| Material |
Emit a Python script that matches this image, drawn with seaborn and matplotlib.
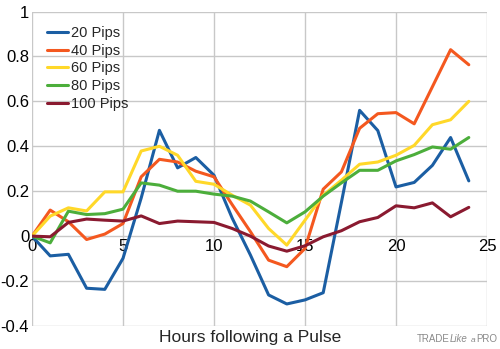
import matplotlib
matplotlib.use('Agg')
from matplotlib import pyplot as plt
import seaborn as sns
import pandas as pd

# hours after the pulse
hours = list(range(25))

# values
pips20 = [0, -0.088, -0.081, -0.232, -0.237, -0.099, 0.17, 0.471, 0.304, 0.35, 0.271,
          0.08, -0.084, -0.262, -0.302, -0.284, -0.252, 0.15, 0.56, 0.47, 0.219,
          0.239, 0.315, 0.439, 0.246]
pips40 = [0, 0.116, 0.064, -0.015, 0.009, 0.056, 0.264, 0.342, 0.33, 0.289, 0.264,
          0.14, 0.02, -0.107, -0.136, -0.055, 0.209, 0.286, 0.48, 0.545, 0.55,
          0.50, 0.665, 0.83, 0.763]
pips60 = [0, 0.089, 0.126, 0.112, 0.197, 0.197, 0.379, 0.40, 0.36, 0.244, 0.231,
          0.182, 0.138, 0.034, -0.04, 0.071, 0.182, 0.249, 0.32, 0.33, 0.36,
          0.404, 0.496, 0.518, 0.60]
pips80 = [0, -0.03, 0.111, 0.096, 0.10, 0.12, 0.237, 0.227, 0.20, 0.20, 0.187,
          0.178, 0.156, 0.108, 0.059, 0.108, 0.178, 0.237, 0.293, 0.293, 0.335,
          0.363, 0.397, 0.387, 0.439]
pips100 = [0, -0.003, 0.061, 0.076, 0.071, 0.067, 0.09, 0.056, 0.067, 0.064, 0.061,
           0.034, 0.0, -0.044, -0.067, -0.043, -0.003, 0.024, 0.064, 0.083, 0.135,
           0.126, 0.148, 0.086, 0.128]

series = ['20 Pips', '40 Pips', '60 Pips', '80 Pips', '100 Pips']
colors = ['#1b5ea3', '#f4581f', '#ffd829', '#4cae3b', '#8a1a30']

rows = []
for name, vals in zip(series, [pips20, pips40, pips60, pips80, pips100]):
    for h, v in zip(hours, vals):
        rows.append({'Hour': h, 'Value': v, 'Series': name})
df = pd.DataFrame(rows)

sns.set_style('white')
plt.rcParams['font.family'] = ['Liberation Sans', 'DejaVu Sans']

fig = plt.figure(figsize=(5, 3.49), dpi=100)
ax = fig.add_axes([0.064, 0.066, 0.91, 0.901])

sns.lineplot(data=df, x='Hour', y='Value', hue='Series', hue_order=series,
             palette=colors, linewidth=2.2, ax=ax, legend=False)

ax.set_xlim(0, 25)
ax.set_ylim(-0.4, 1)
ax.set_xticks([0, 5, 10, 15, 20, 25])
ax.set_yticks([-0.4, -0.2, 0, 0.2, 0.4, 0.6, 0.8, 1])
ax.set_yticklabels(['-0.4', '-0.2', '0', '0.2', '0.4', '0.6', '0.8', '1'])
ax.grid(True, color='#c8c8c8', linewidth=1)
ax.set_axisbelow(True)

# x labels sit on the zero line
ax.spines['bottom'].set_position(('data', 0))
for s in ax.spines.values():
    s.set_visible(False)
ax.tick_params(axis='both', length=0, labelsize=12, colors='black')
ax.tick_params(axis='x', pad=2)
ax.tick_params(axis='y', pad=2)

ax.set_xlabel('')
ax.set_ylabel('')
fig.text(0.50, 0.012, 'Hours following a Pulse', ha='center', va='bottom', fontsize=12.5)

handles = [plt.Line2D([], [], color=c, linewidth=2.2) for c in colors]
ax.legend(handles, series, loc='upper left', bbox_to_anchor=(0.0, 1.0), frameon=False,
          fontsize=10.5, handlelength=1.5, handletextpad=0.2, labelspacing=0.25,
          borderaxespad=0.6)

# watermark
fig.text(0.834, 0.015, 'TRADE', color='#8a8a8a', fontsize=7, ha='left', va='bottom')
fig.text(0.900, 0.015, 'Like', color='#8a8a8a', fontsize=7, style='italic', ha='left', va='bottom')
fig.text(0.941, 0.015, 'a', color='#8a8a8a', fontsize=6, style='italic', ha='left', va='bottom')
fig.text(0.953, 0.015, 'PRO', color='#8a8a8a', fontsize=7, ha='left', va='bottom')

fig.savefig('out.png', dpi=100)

| Short problem |
Only lines belong in the copy: transcribe those from the start of the data through the line that contains "0.126, 0.148, 0.086, 0.128]", and skip the pictures.

| The completed task |
Emit a Python script that matches this image, drawn with seaborn and matplotlib.
import matplotlib
matplotlib.use('Agg')
from matplotlib import pyplot as plt
import seaborn as sns
import pandas as pd

# hours after the pulse
hours = list(range(25))

# values
pips20 = [0, -0.088, -0.081, -0.232, -0.237, -0.099, 0.17, 0.471, 0.304, 0.35, 0.271,
          0.08, -0.084, -0.262, -0.302, -0.284, -0.252, 0.15, 0.56, 0.47, 0.219,
          0.239, 0.315, 0.439, 0.246]
pips40 = [0, 0.116, 0.064, -0.015, 0.009, 0.056, 0.264, 0.342, 0.33, 0.289, 0.264,
          0.14, 0.02, -0.107, -0.136, -0.055, 0.209, 0.286, 0.48, 0.545, 0.55,
          0.50, 0.665, 0.83, 0.763]
pips60 = [0, 0.089, 0.126, 0.112, 0.197, 0.197, 0.379, 0.40, 0.36, 0.244, 0.231,
          0.182, 0.138, 0.034, -0.04, 0.071, 0.182, 0.249, 0.32, 0.33, 0.36,
          0.404, 0.496, 0.518, 0.60]
pips80 = [0, -0.03, 0.111, 0.096, 0.10, 0.12, 0.237, 0.227, 0.20, 0.20, 0.187,
          0.178, 0.156, 0.108, 0.059, 0.108, 0.178, 0.237, 0.293, 0.293, 0.335,
          0.363, 0.397, 0.387, 0.439]
pips100 = [0, -0.003, 0.061, 0.076, 0.071, 0.067, 0.09, 0.056, 0.067, 0.064, 0.061,
           0.034, 0.0, -0.044, -0.067, -0.043, -0.003, 0.024, 0.064, 0.083, 0.135,
           0.126, 0.148, 0.086, 0.128]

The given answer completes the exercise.